From: Charles Schermerhorn
To: <dougking@witherspoonsociety.org>
Subject: Church & Power
Date: Monday, September 11, 2000
My grandfather, of Moody in Chicago and Park College,
preached his first sermon at the Presbyterian Church in Steeleville, IL.
the morning of Sunday, July 15, 1900, and in the evening at the
Presbyterian Church in Blair, about 8 miles away, where he held services
at both churches for 2 1/2 years before going to Billings, Montana in
1903 and establishing the first Presbyterian congregation there, and
preaching in that group before taking a church in Savage, Mt. where he
preached for three years.
He subsequently preached in churches in N. Dakota,
Helena, Mt., Albuquerque, NM, and various places in California before
retiring.
My father was a graduate of Park College, attended
Princeton Theological and graduated from San Francisco Theological. He
chose to devote his life to children as a social worker rather than
behind the pulpit, but preached on and off for most of his life, and was
a devout student of the Bible and its various commentators, from
Kierkegaard to Bonhoeffer until his death.
My first church, in 1947, was First Pres. in San
Francisco. My second, in 1949, was First Pres. in Cedar Rapids, Iowa.
My aunt, now 97, is a steadfast Presbyterian, still
attending services in San Diego.
But I agree with Sam Lanham.
For the past 20 years I have been a student of
"western" history - specifically from the early crusades,
through the history of the Templars, the Inquisition, the
Austro-Hungarian Empire, the Reformation, the Counter Reformation, into
today.
My most recent church experience began in 1973 and
ended in 1980 in what was probably the most significant religious
experience I will ever hope for. I had a genuine, unmistakable meeting
with God, and am His irrevocably 'til I die.
But I do not attend church for the very reasons that
Sam delineates in his essay.
I am currently a bookbinder and as such the bulk of my
work involves mending people's bibles, and doing so has led me to
reflect on how that book is used. My conclusion is that for women, the
bible becomes a source of comfort and poetry; for men it becomes a tool
of power, control, preaching, and domination. It has been and will
continue to be a device for persuading others that because one says
something is confirmed by the Word of the Bible, it is necessarily true.

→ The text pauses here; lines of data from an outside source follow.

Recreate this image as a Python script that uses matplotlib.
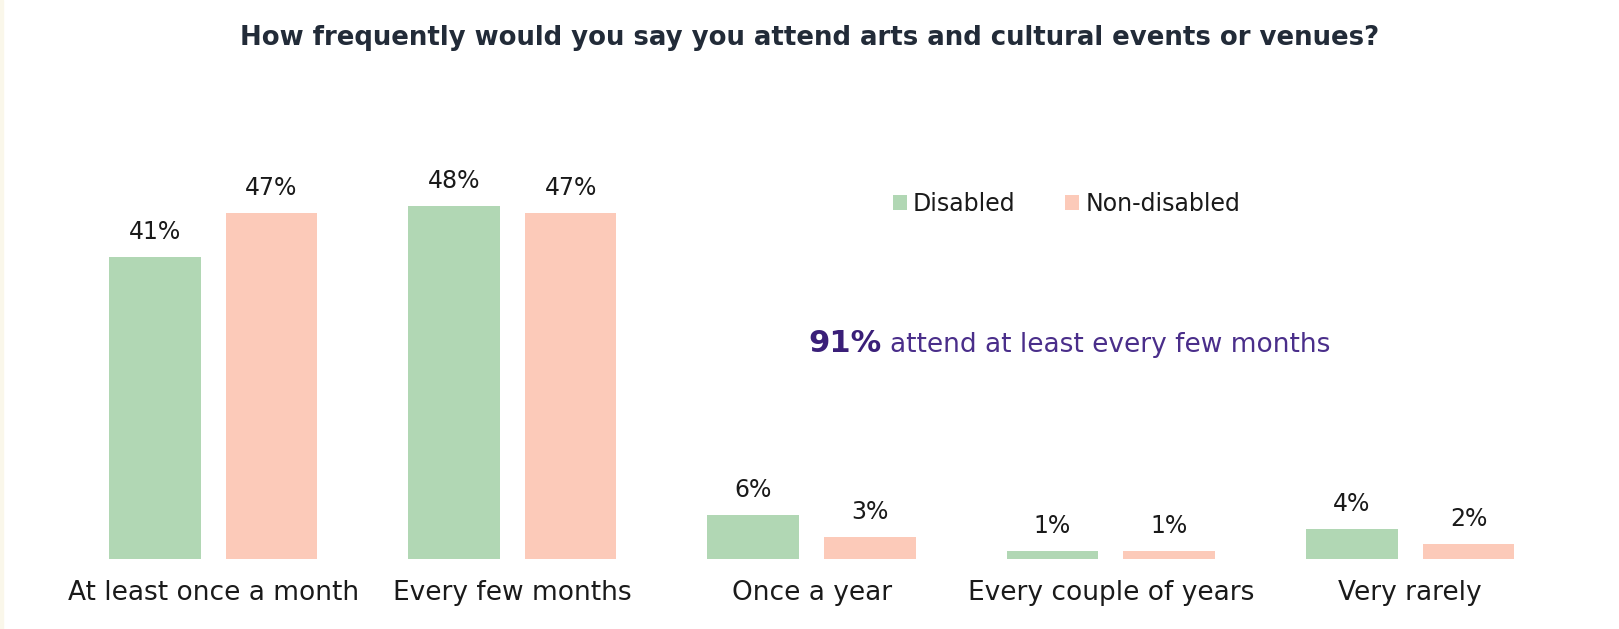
import matplotlib.pyplot as plt
from matplotlib.patches import Rectangle
import numpy as np

categories = ['At least once a month', 'Every few months', 'Once a year',
              'Every couple of years', 'Very rarely']
disabled = [41, 48, 6, 1, 4]
non_disabled = [47, 47, 3, 1, 2]
series_names = ['Disabled', 'Non-disabled']

GREEN = '#b1d7b4'
PEACH = '#fccab9'
INK = '#1a1a1a'
NAVY = '#222b38'
PURPLE = '#3a1f78'

plt.rcParams['font.family'] = ['DejaVu Sans']


def draw_bars(ax):
    x = np.arange(len(categories))
    width = 0.306
    offset = 0.195
    for vals, dx, color, name in [(disabled, -offset, GREEN, series_names[0]),
                                  (non_disabled, offset, PEACH, series_names[1])]:
        b = ax.bar(x + dx, vals, width, color=color, label=name)
        for rect, v in zip(b, vals):
            ax.annotate(f'{v}%', (rect.get_x() + rect.get_width() / 2, v),
                        xytext=(0, 13), textcoords='offset points',
                        ha='center', va='baseline', fontsize=17, color=INK)
    return x


def main():
    fig = plt.figure(figsize=(16.19, 6.29), dpi=100)
    ax = fig.add_axes([0.0392, 0.1118, 0.9242, 0.7011])

    x = draw_bars(ax)
    ax.set_xlim(-0.5, 4.5)
    ax.set_ylim(0, 60)
    ax.set_xticks(x)
    ax.set_xticklabels(categories, fontsize=19, color=INK)
    ax.tick_params(axis='x', length=0, pad=15)
    ax.set_yticks([])
    for s in ax.spines.values():
        s.set_visible(False)

    ax.legend(loc='center', bbox_to_anchor=(0.6588, 0.6757),
              bbox_transform=fig.transFigure, ncol=2, frameon=False,
              fontsize=17, handlelength=0.6, handleheight=0.6,
              handletextpad=0.25, columnspacing=2.1, borderpad=0,
              labelcolor=INK)

    fig.text(0.5, 1 - 38 / 629,
             'How frequently would you say you attend arts and cultural events or venues?',
             ha='center', va='center', fontsize=18.7, fontweight='bold', color=NAVY)

    fig.text(808 / 1619, 0.4409, '91%', ha='left', va='baseline',
             fontsize=22, fontweight='bold', color=PURPLE)
    fig.text(890 / 1619, 0.4409, 'attend at least every few months',
             ha='left', va='baseline', fontsize=19, color='#4a2e8a')

    # thin cream strip down the left edge
    fig.patches.append(Rectangle((0, 0), 3 / 1619, 1, transform=fig.transFigure,
                                 color='#faf7ea', zorder=0))

    fig.savefig('out.png', dpi=100)


if __name__ == '__main__':
    main()
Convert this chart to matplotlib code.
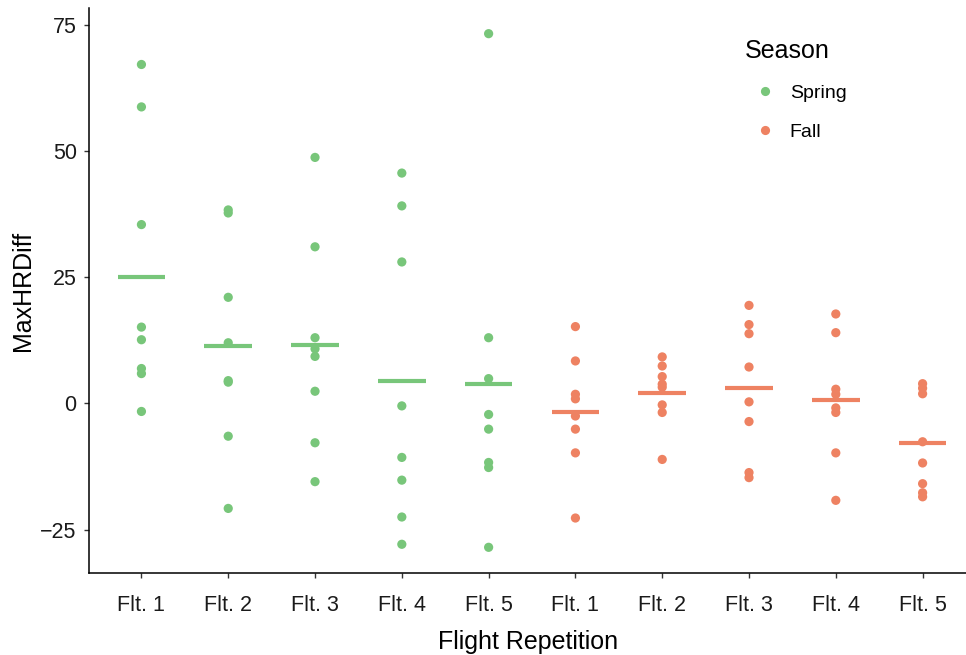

Take, for instance, this one phrase from the several
responses to Sam's note: "All power and glory belong to Jesus
Christ." In virtually every church experience I have had I have
asked one or another how they would define a phrase like that, and so
far not a single one has succeeded. What power? What glory? And what, in
these contexts, to power and glory mean, and how does that translate
into the ubiquitous struggle for control and domination that formal
congregations inevitably descend into?
I have cited three church experiences, but there have
been more than a dozen, and I have yet to see one in which one group
does not somehow manage to maneuver the attitudes of a particular
segment of the congregation to obtain that control.
At a wedding, in an evangelical church, a couple of
years ago, the pastor was a very nice man. But the church had a small
music group - a guitar, a piano, drums, a saxophone and a woman singer
(the wife of the guitar man.) Before the service was half over it was
obvious that this woman was the real dominant force in the church's
congregation. The service proceeded when SHE was through and when SHE
decided what would be sung. The pastor was unwilling/unable to
intervene.
In my last congregation in 1974-80 leadership of the
services began to be passed to young men chosen by one of the pastor's
assistants, and one of these young men completely dominated the group
until eventually the changes virtually destroyed the original pastor's
work.
In all cases, "It is the Will of the Lord,"
that this or that be done, and under such mandates who was to question
it?
The use of God's alleged will in what Man decides is
right (for him or her) is so pervasive in church rule (as it was
throughout the Middle Ages) that wars were fought, hundreds of thousands
died in combat or persecution, and in today's "enlightened"
world, conservatives whose agendas are restrictive and punitive rather
than inclusive and loving continue the practice.
The Word of God is exclusive - in men's hearts, for
their private thought, personal counsel. To use it as justification for
what is, in reality, an old-order agenda ending in authority over others
is an ultimate corruption of what Jesus was all about, much less what
God had in mind when He started the whole thing.